GIVEN INSTRUCTION: Copy out each line exactly; pictures stay out of the copy.
— BEGIN DATA SECTION —
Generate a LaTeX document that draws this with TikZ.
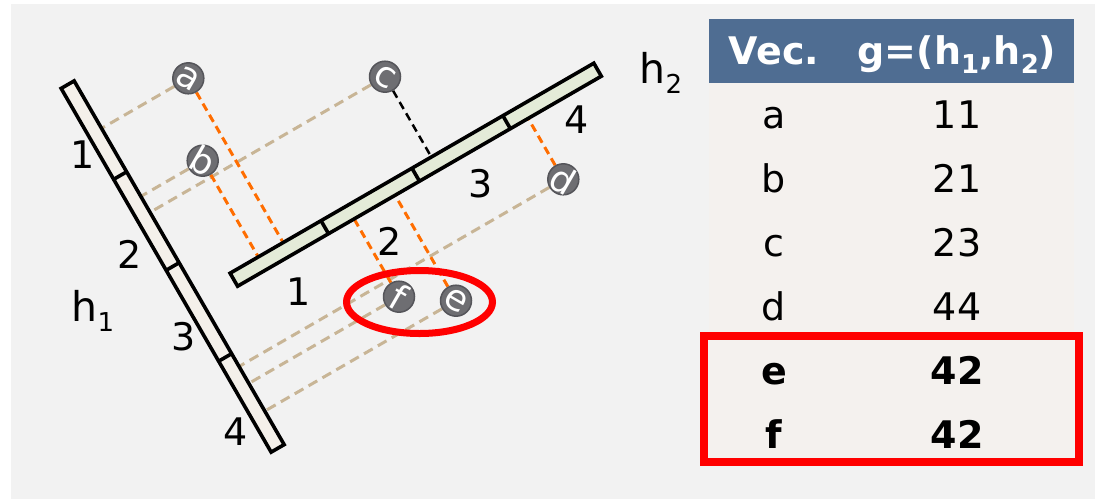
\documentclass[tikz,border=0pt]{standalone}
\usepackage{fontspec}
\setmainfont{DejaVu Sans}
\usetikzlibrary{calc}
\definecolor{bggray}{HTML}{F2F2F2}
\definecolor{tanc}{HTML}{C8B596}
\definecolor{orangec}{HTML}{FF6D00}
\definecolor{hafill}{HTML}{F4F0EA}
\definecolor{hbfill}{HTML}{E4EBD8}
\definecolor{headblue}{HTML}{4F6D92}
\definecolor{bodybeige}{HTML}{F4F1EE}
\definecolor{ptfill}{HTML}{6E6E72}
\definecolor{ptdraw}{HTML}{55555A}
\newcommand\mysub[1]{\raisebox{-0.24em}{\fontsize{26}{26}\selectfont #1}}
\pgfdeclarelayer{back}
\pgfdeclarelayer{lines}
\pgfsetlayers{back,lines,main}
\begin{document}
\begin{tikzpicture}[x=1pt,y=-1pt,
  txt/.style={font=\fontsize{38}{40}\selectfont, inner sep=0pt},
  hlab/.style={font=\fontsize{41}{44}\selectfont, inner sep=0pt, anchor=base west},
  barline/.style={draw=black, line width=3.6pt, line join=miter},
  tickline/.style={black, line width=3.6pt},
  tanline/.style={tanc, line width=3pt, dash pattern=on 10pt off 6pt},
  orline/.style={orangec, line width=3pt, dash pattern=on 8pt off 5pt},
  blkline/.style={black, line width=2.5pt, dash pattern=on 8pt off 5pt},
  pt/.style={circle, fill=ptfill, draw=ptdraw, line width=1.5pt, minimum size=31pt, inner sep=0pt},
  ptlab/.style={text=white, font=\fontsize{36}{36}\selectfont, rotate=-30, inner sep=0pt},
  cell/.style={font=\fontsize{38}{40}\selectfont, inner sep=0pt, anchor=base},
  boldcell/.style={cell, font=\fontsize{38}{40}\selectfont\bfseries},
]
\useasboundingbox (0,0) rectangle (1095,499);
\begin{pgfonlayer}{back}
\fill[white] (0,0) rectangle (1095,499);
\fill[bggray] (11,4) rectangle (1095,499);
% table
\fill[bodybeige] (709,83) rectangle (1074,460);
\fill[headblue] (709,19) rectangle (1074,83);
\end{pgfonlayer}
\node[boldcell, text=white] (hv) at (774,64.5) {Vec.};
\node[boldcell, text=white] (hg) at (957,64.5) {g=(h\mysub{1},h\mysub{2})};
\node[cell] (ra) at (774,128.5) {a};
\node[cell] (va) at (957,128.5) {11};
\node[cell] (rb) at (774,192.5) {b};
\node[cell] (vb) at (957,192.5) {21};
\node[cell] (rc) at (774,256.5) {c};
\node[cell] (vc) at (957,256.5) {23};
\node[cell] (rd) at (774,320.5) {d};
\node[cell] (vd) at (957,320.5) {44};
\node[boldcell] (re) at (774,384.5) {e};
\node[boldcell] (ve) at (957,384.5) {42};
\node[boldcell] (rf) at (774,448.5) {f};
\node[boldcell] (vf) at (957,448.5) {42};
\draw[red, line width=8pt] (704,336) rectangle (1079,462);

% bar h1
\coordinate (h1L1) at (61.15,88.4);
\coordinate (h1L2) at (271.15,452.12);
\coordinate (h1R1) at (74.15,80.9);
\coordinate (h1R2) at (284.15,444.62);
\draw[barline, fill=hafill] (h1L1) -- (h1R1) -- (h1R2) -- (h1L2) -- cycle;
\foreach \t in {0.25,0.5,0.75}
  \draw[tickline] ($(h1L1)!\t!(h1L2)$) -- ($(h1R1)!\t!(h1R2)$);
% bar h2
\coordinate (h2U1) at (230.1,273.2);
\coordinate (h2U2) at (593.82,63.2);
\coordinate (h2D1) at (237.6,286.2);
\coordinate (h2D2) at (601.32,76.2);
\draw[barline, fill=hbfill] (h2U1) -- (h2U2) -- (h2D2) -- (h2D1) -- cycle;
\foreach \t in {0.25,0.5,0.75}
  \draw[tickline] ($(h2U1)!\t!(h2U2)$) -- ($(h2D1)!\t!(h2D2)$);

% points
\node[pt] (a) at (188.3,78.3) {};
\node[pt] (b) at (202.7,160.7) {};
\node[pt] (c) at (385,76.7) {};
\node[pt] (d) at (563.3,179.3) {};
\node[pt] (f) at (399,296.7) {};
\node[pt] (e) at (456,300.7) {};
\foreach \p in {a,b,c,d,e,f}
  \node[ptlab] (\p lab) at (\p) {\p};

% projection points
\foreach \p in {a,b,c,d,e,f}
  \coordinate (\p1) at ($(h1R1)!(\p)!(h1R2)$);
\foreach \p in {a,b,c}
  \coordinate (\p2) at ($(h2U1)!(\p)!(h2U2)$);
\foreach \p in {d,e,f}
  \coordinate (\p2) at ($(h2D1)!(\p)!(h2D2)$);

\begin{pgfonlayer}{lines}
\foreach \p in {a,b,c,d,e,f}
  \draw[tanline] (\p) -- (\p1);
\foreach \p in {a,b,d,e,f}
  \draw[orline] (\p) -- (\p2);
\draw[blkline] (c) -- (c2);
\end{pgfonlayer}

% segment labels
\node[txt] (s11) at (82.3,155) {1};
\node[txt] (s12) at (130,254) {2};
\node[txt] (s13) at (183.3,337) {3};
\node[txt] (s14) at (236,431.7) {4};
\node[txt] (s21) at (299,291.7) {1};
\node[txt] (s22) at (389.3,241.7) {2};
\node[txt] (s23) at (481,183.3) {3};
\node[txt] (s24) at (576.7,120) {4};
\node[hlab] (h1lab) at (71.5,321.7) {h\mysub{1}};
\node[hlab] (h2lab) at (639.5,83.3) {h\mysub{2}};

% highlight
\draw[red, line width=7pt] (419.5,302) ellipse [x radius=73pt, y radius=31.5pt];
\end{tikzpicture}
\end{document}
— END DATA SECTION —
SOLUTION FOR THIS PROBLEM:
Generate a LaTeX document that draws this with TikZ.
\documentclass[tikz,border=0pt]{standalone}
\usepackage{fontspec}
\setmainfont{DejaVu Sans}
\usetikzlibrary{calc}
\definecolor{bggray}{HTML}{F2F2F2}
\definecolor{tanc}{HTML}{C8B596}
\definecolor{orangec}{HTML}{FF6D00}
\definecolor{hafill}{HTML}{F4F0EA}
\definecolor{hbfill}{HTML}{E4EBD8}
\definecolor{headblue}{HTML}{4F6D92}
\definecolor{bodybeige}{HTML}{F4F1EE}
\definecolor{ptfill}{HTML}{6E6E72}
\definecolor{ptdraw}{HTML}{55555A}
\newcommand\mysub[1]{\raisebox{-0.24em}{\fontsize{26}{26}\selectfont #1}}
\pgfdeclarelayer{back}
\pgfdeclarelayer{lines}
\pgfsetlayers{back,lines,main}
\begin{document}
\begin{tikzpicture}[x=1pt,y=-1pt,
  txt/.style={font=\fontsize{38}{40}\selectfont, inner sep=0pt},
  hlab/.style={font=\fontsize{41}{44}\selectfont, inner sep=0pt, anchor=base west},
  barline/.style={draw=black, line width=3.6pt, line join=miter},
  tickline/.style={black, line width=3.6pt},
  tanline/.style={tanc, line width=3pt, dash pattern=on 10pt off 6pt},
  orline/.style={orangec, line width=3pt, dash pattern=on 8pt off 5pt},
  blkline/.style={black, line width=2.5pt, dash pattern=on 8pt off 5pt},
  pt/.style={circle, fill=ptfill, draw=ptdraw, line width=1.5pt, minimum size=31pt, inner sep=0pt},
  ptlab/.style={text=white, font=\fontsize{36}{36}\selectfont, rotate=-30, inner sep=0pt},
  cell/.style={font=\fontsize{38}{40}\selectfont, inner sep=0pt, anchor=base},
  boldcell/.style={cell, font=\fontsize{38}{40}\selectfont\bfseries},
]
\useasboundingbox (0,0) rectangle (1095,499);
\begin{pgfonlayer}{back}
\fill[white] (0,0) rectangle (1095,499);
\fill[bggray] (11,4) rectangle (1095,499);
% table
\fill[bodybeige] (709,83) rectangle (1074,460);
\fill[headblue] (709,19) rectangle (1074,83);
\end{pgfonlayer}
\node[boldcell, text=white] (hv) at (774,64.5) {Vec.};
\node[boldcell, text=white] (hg) at (957,64.5) {g=(h\mysub{1},h\mysub{2})};
\node[cell] (ra) at (774,128.5) {a};
\node[cell] (va) at (957,128.5) {11};
\node[cell] (rb) at (774,192.5) {b};
\node[cell] (vb) at (957,192.5) {21};
\node[cell] (rc) at (774,256.5) {c};
\node[cell] (vc) at (957,256.5) {23};
\node[cell] (rd) at (774,320.5) {d};
\node[cell] (vd) at (957,320.5) {44};
\node[boldcell] (re) at (774,384.5) {e};
\node[boldcell] (ve) at (957,384.5) {42};
\node[boldcell] (rf) at (774,448.5) {f};
\node[boldcell] (vf) at (957,448.5) {42};
\draw[red, line width=8pt] (704,336) rectangle (1079,462);

% bar h1
\coordinate (h1L1) at (61.15,88.4);
\coordinate (h1L2) at (271.15,452.12);
\coordinate (h1R1) at (74.15,80.9);
\coordinate (h1R2) at (284.15,444.62);
\draw[barline, fill=hafill] (h1L1) -- (h1R1) -- (h1R2) -- (h1L2) -- cycle;
\foreach \t in {0.25,0.5,0.75}
  \draw[tickline] ($(h1L1)!\t!(h1L2)$) -- ($(h1R1)!\t!(h1R2)$);
% bar h2
\coordinate (h2U1) at (230.1,273.2);
\coordinate (h2U2) at (593.82,63.2);
\coordinate (h2D1) at (237.6,286.2);
\coordinate (h2D2) at (601.32,76.2);
\draw[barline, fill=hbfill] (h2U1) -- (h2U2) -- (h2D2) -- (h2D1) -- cycle;
\foreach \t in {0.25,0.5,0.75}
  \draw[tickline] ($(h2U1)!\t!(h2U2)$) -- ($(h2D1)!\t!(h2D2)$);

% points
\node[pt] (a) at (188.3,78.3) {};
\node[pt] (b) at (202.7,160.7) {};
\node[pt] (c) at (385,76.7) {};
\node[pt] (d) at (563.3,179.3) {};
\node[pt] (f) at (399,296.7) {};
\node[pt] (e) at (456,300.7) {};
\foreach \p in {a,b,c,d,e,f}
  \node[ptlab] (\p lab) at (\p) {\p};

% projection points
\foreach \p in {a,b,c,d,e,f}
  \coordinate (\p1) at ($(h1R1)!(\p)!(h1R2)$);
\foreach \p in {a,b,c}
  \coordinate (\p2) at ($(h2U1)!(\p)!(h2U2)$);
\foreach \p in {d,e,f}
  \coordinate (\p2) at ($(h2D1)!(\p)!(h2D2)$);

\begin{pgfonlayer}{lines}
\foreach \p in {a,b,c,d,e,f}
  \draw[tanline] (\p) -- (\p1);
\foreach \p in {a,b,d,e,f}
  \draw[orline] (\p) -- (\p2);
\draw[blkline] (c) -- (c2);
\end{pgfonlayer}

% segment labels
\node[txt] (s11) at (82.3,155) {1};
\node[txt] (s12) at (130,254) {2};
\node[txt] (s13) at (183.3,337) {3};
\node[txt] (s14) at (236,431.7) {4};
\node[txt] (s21) at (299,291.7) {1};
\node[txt] (s22) at (389.3,241.7) {2};
\node[txt] (s23) at (481,183.3) {3};
\node[txt] (s24) at (576.7,120) {4};
\node[hlab] (h1lab) at (71.5,321.7) {h\mysub{1}};
\node[hlab] (h2lab) at (639.5,83.3) {h\mysub{2}};

% highlight
\draw[red, line width=7pt] (419.5,302) ellipse [x radius=73pt, y radius=31.5pt];
\end{tikzpicture}
\end{document}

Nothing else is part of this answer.